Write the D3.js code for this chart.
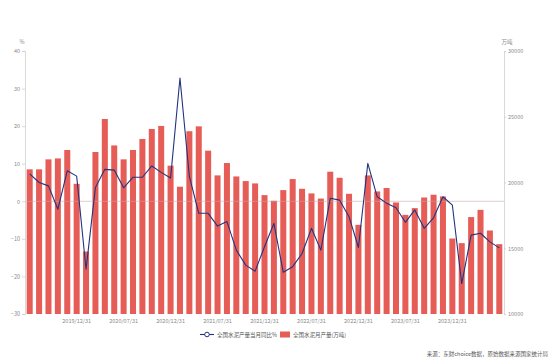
<!DOCTYPE html>
<html><head><meta charset="utf-8">
<script src="https://cdn.jsdelivr.net/npm/d3@7"></script>
<style>body{margin:0;background:#fff}svg{display:block}text{font-family:"Noto Sans CJK SC","Noto Sans",sans-serif}</style>
</head><body><svg id="c" width="558" height="361"></svg>
<script>
const categories = [
 "2019/07/31","2019/08/31","2019/09/30","2019/10/31","2019/11/30","2019/12/31",
 "2020/03/31","2020/04/30","2020/05/31","2020/06/30","2020/07/31","2020/08/31","2020/09/30","2020/10/31","2020/11/30","2020/12/31",
 "2021/03/31","2021/04/30","2021/05/31","2021/06/30","2021/07/31","2021/08/31","2021/09/30","2021/10/31","2021/11/30","2021/12/31",
 "2022/03/31","2022/04/30","2022/05/31","2022/06/30","2022/07/31","2022/08/31","2022/09/30","2022/10/31","2022/11/30","2022/12/31",
 "2023/03/31","2023/04/30","2023/05/31","2023/06/30","2023/07/31","2023/08/31","2023/09/30","2023/10/31","2023/11/30","2023/12/31",
 "2024/03/31","2024/04/30","2024/05/31","2024/06/30","2024/07/31"];
const output = [21000,21000,21760,21830,22470,19900,14750,22320,24830,22820,21760,22470,23310,24070,24300,21280,
 19680,23900,24270,22420,20540,21480,20460,20110,19930,19040,
 18610,19420,20260,19520,19170,18780,20820,20360,19140,16780,
 20540,19320,19580,18480,17540,18050,18860,19070,18940,15740,
 15390,17370,17920,16350,15310];
const yoy = [7.3,5.0,4.1,-2.1,8.1,6.7,-18.1,3.7,8.5,8.3,3.6,6.4,6.4,9.4,7.7,6.2,
 32.8,6.6,-3.2,-3.2,-6.6,-5.4,-13.0,-17.0,-18.6,-12.1,
 -5.9,-18.9,-17.4,-13.9,-7.2,-13.0,0.8,0.3,-4.1,-12.3,
 10.1,1.2,-0.5,-1.7,-5.6,-2.3,-7.2,-4.4,1.2,-1.0,
 -21.9,-9.0,-8.5,-10.8,-12.4];
const xTickLabels = ["2019/12/31","2020/07/31","2020/12/31","2021/07/31","2021/12/31","2022/07/31","2022/12/31","2023/07/31","2023/12/31"];
const leftTicks = [40,30,20,10,0,-10,-20,-30];
const rightTicks = [30000,25000,20000,15000,10000];
const seriesNames = ["全国水泥产量当月同比%","全国水泥月产量(万吨)"];
const sourceText = "来源：东财choice数据，原始数据来源国家统计局";

const svg = d3.select("#c");
const L = 25, R = 504, T = 51, B = 314;
const x = d3.scaleBand().domain(categories).range([L, R]).paddingInner(0.36).paddingOuter(0.18);
const yL = d3.scaleLinear().domain([-30, 40]).range([B, T]);
const yR = d3.scaleLinear().domain([10000, 30000]).range([B, T]);
const barColor = "#e65c57", lineColor = "#22347f", txt = "#8a8a8a";

// bars
svg.append("g").selectAll("rect").data(output).join("rect")
  .attr("x", (d,i) => x(categories[i])).attr("width", x.bandwidth())
  .attr("y", d => yR(d)).attr("height", d => B - yR(d)).attr("fill", barColor);

// zero line
svg.append("line").attr("x1", L).attr("x2", R).attr("y1", yL(0)).attr("y2", yL(0))
  .attr("stroke", "#c9a9a9").attr("stroke-opacity", 0.7).attr("stroke-width", 0.8);

// left axis
const gl = svg.append("g").attr("transform", `translate(${L},0)`)
  .call(d3.axisLeft(yL).tickValues(leftTicks).tickSize(3).tickPadding(2).tickFormat(d3.format("d")));
// right axis
const gr = svg.append("g").attr("transform", `translate(${R},0)`)
  .call(d3.axisRight(yR).tickValues(rightTicks).tickSize(2).tickPadding(2).tickFormat(d3.format("d")));
[gl, gr].forEach(g => {
  g.select(".domain").attr("stroke", "#cfcfcf").attr("stroke-width", 0.8);
  g.selectAll(".tick line").attr("stroke", "#cfcfcf").attr("stroke-width", 0.8);
  g.selectAll("text").attr("fill", txt).style("font-size", "5.5px");
});

// x axis labels
const gx = svg.append("g").attr("transform", `translate(0,${B})`)
  .call(d3.axisBottom(x).tickValues(xTickLabels).tickSize(0).tickPadding(5));
gx.select(".domain").remove();
gx.selectAll("text").attr("fill", txt).style("font-size", "5.5px");

// line
const line = d3.line().x((d,i) => x(categories[i]) + x.bandwidth()/2).y(d => yL(d));
svg.append("path").datum(yoy).attr("d", line).attr("fill", "none")
  .attr("stroke", lineColor).attr("stroke-width", 1.1).attr("stroke-linejoin", "round");

// units
svg.append("text").attr("x", 22).attr("y", 44).attr("text-anchor", "middle").attr("fill", txt).style("font-size", "5.5px").text("%");
svg.append("text").attr("x", 507).attr("y", 44).attr("text-anchor", "middle").attr("fill", txt).style("font-size", "5.5px").text("万吨");

// legend
const lg = svg.append("g");
lg.append("line").attr("x1", 200).attr("x2", 214).attr("y1", 334.5).attr("y2", 334.5).attr("stroke", lineColor).attr("stroke-width", 1.1);
lg.append("circle").attr("cx", 207).attr("cy", 334.5).attr("r", 2.3).attr("fill", "#fff").attr("stroke", lineColor).attr("stroke-width", 1);
lg.append("text").attr("x", 217).attr("y", 336.5).attr("fill", "#555").style("font-size", "5.5px").text(seriesNames[0]);
lg.append("rect").attr("x", 280).attr("y", 331.5).attr("width", 10).attr("height", 6).attr("fill", barColor);
lg.append("text").attr("x", 293).attr("y", 336.5).attr("fill", "#555").style("font-size", "5.5px").text(seriesNames[1]);

// source
svg.append("text").attr("x", 548).attr("y", 356).attr("text-anchor", "end").attr("fill", "#555").style("font-size", "5.5px").text(sourceText);
</script></body></html>
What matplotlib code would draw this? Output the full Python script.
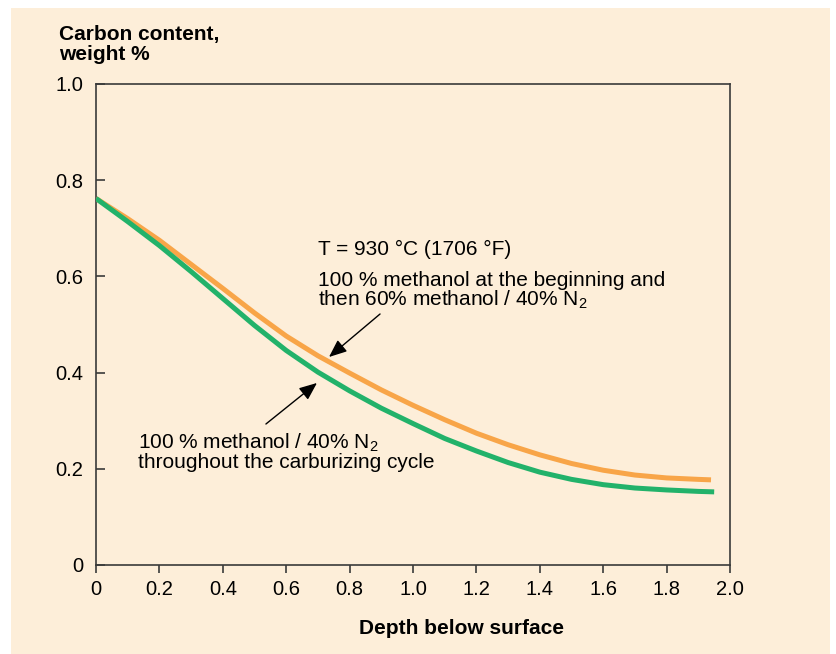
import matplotlib
matplotlib.use("Agg")
import matplotlib.pyplot as plt
from matplotlib.patches import Rectangle

plt.rcParams['font.family'] = ['Liberation Sans', 'DejaVu Sans']
plt.rcParams['mathtext.fontset'] = 'custom'
plt.rcParams['mathtext.rm'] = 'Liberation Sans'
plt.rcParams['mathtext.it'] = 'Liberation Sans:italic'
plt.rcParams['mathtext.bf'] = 'Liberation Sans:bold'

# --- data (depth vs carbon content, weight %) ---
depth = [0.0, 0.1, 0.2, 0.3, 0.4, 0.5, 0.6, 0.7, 0.8, 0.9, 1.0,
         1.1, 1.2, 1.3, 1.4, 1.5, 1.6, 1.7, 1.8, 1.9, 1.94]
carbon_switch = [0.762, 0.720, 0.675, 0.625, 0.575, 0.524, 0.476, 0.435, 0.399, 0.364, 0.332,
                 0.302, 0.274, 0.250, 0.229, 0.211, 0.197, 0.187, 0.181, 0.178, 0.177]

depth_n2 = [0.0, 0.1, 0.2, 0.3, 0.4, 0.5, 0.6, 0.7, 0.8, 0.9, 1.0,
            1.1, 1.2, 1.3, 1.4, 1.5, 1.6, 1.7, 1.8, 1.9, 1.95]
carbon_n2 = [0.762, 0.714, 0.664, 0.610, 0.554, 0.498, 0.446, 0.401, 0.362, 0.326, 0.294,
             0.263, 0.237, 0.213, 0.193, 0.178, 0.167, 0.160, 0.156, 0.153, 0.152]

xticks = [0, 0.2, 0.4, 0.6, 0.8, 1.0, 1.2, 1.4, 1.6, 1.8, 2.0]
xticklabels = ['0', '0.2', '0.4', '0.6', '0.8', '1.0', '1.2', '1.4', '1.6', '1.8', '2.0']
yticks = [0, 0.2, 0.4, 0.6, 0.8, 1.0]
yticklabels = ['0', '0.2', '0.4', '0.6', '0.8', '1.0']

CREAM = '#FDEED9'
ORANGE = '#F8A548'
GREEN = '#22B26A'
SPINE = '#3a3a3a'

fig = plt.figure(figsize=(8.37, 6.54), dpi=100, facecolor='white')
fig.patches.append(Rectangle((0.0131, 0.0), 0.9785, 0.9873, transform=fig.transFigure,
                             facecolor=CREAM, edgecolor='none', zorder=-10))

ax = fig.add_axes([0.1147, 0.1361, 0.7575, 0.7355])
ax.set_facecolor(CREAM)

ax.plot(depth, carbon_switch, color=ORANGE, lw=3.6, solid_capstyle='butt',
        solid_joinstyle='round', zorder=3)
ax.plot(depth_n2, carbon_n2, color=GREEN, lw=3.6, solid_capstyle='butt',
        solid_joinstyle='round', zorder=4)

ax.set_xlim(0, 2.0)
ax.set_ylim(0, 1.0)
ax.set_xticks(xticks)
ax.set_xticklabels(xticklabels)
ax.set_yticks(yticks)
ax.set_yticklabels(yticklabels)

for s in ax.spines.values():
    s.set_color(SPINE)
    s.set_linewidth(1.2)
ax.tick_params(axis='x', direction='out', length=6, width=1.2, color=SPINE,
               labelsize=14.5, pad=5)
ax.tick_params(axis='y', direction='in', length=6.5, width=1.2, color=SPINE,
               labelsize=14.5, pad=9)

# axis titles
fig.text(0.0705, 0.9396, 'Carbon content,', fontsize=15, fontweight='bold', va='baseline')
fig.text(0.0705, 0.9083, 'weight %', fontsize=15, fontweight='bold', va='baseline')
fig.text(0.5508, 0.0301, 'Depth below surface', fontsize=15, fontweight='bold',
         ha='center', va='baseline')

# annotations
ax.text(0.700, 0.6445, 'T = 930 °C (1706 °F)', fontsize=15, va='baseline')
ax.text(0.700, 0.5807, '100 % methanol at the beginning and', fontsize=15, va='baseline')
ax.text(0.700, 0.5385, 'then 60% methanol / 40% N$_2$', fontsize=15, va='baseline')
ax.text(0.1335, 0.2426, '100 % methanol / 40% N$_2$', fontsize=15, va='baseline')
ax.text(0.1335, 0.2010, 'throughout the carburizing cycle', fontsize=15, va='baseline')

arrow = dict(arrowstyle='-|>,head_length=0.6,head_width=0.25', color='black', lw=1,
             shrinkA=0, shrinkB=0, mutation_scale=18)
ax.annotate('', xy=(0.735, 0.4324), xytext=(0.896, 0.5218), arrowprops=arrow)
ax.annotate('', xy=(0.697, 0.3784), xytext=(0.536, 0.2931), arrowprops=arrow)

fig.savefig('out.png', dpi=100, facecolor='white')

•••••

**WHAT YOU SHOULD DO:** Using the records given above, list every line that includes the word "code".

**TASK OUTPUT:**
Write the D3.js code for this chart.
What matplotlib code would draw this? Output the full Python script.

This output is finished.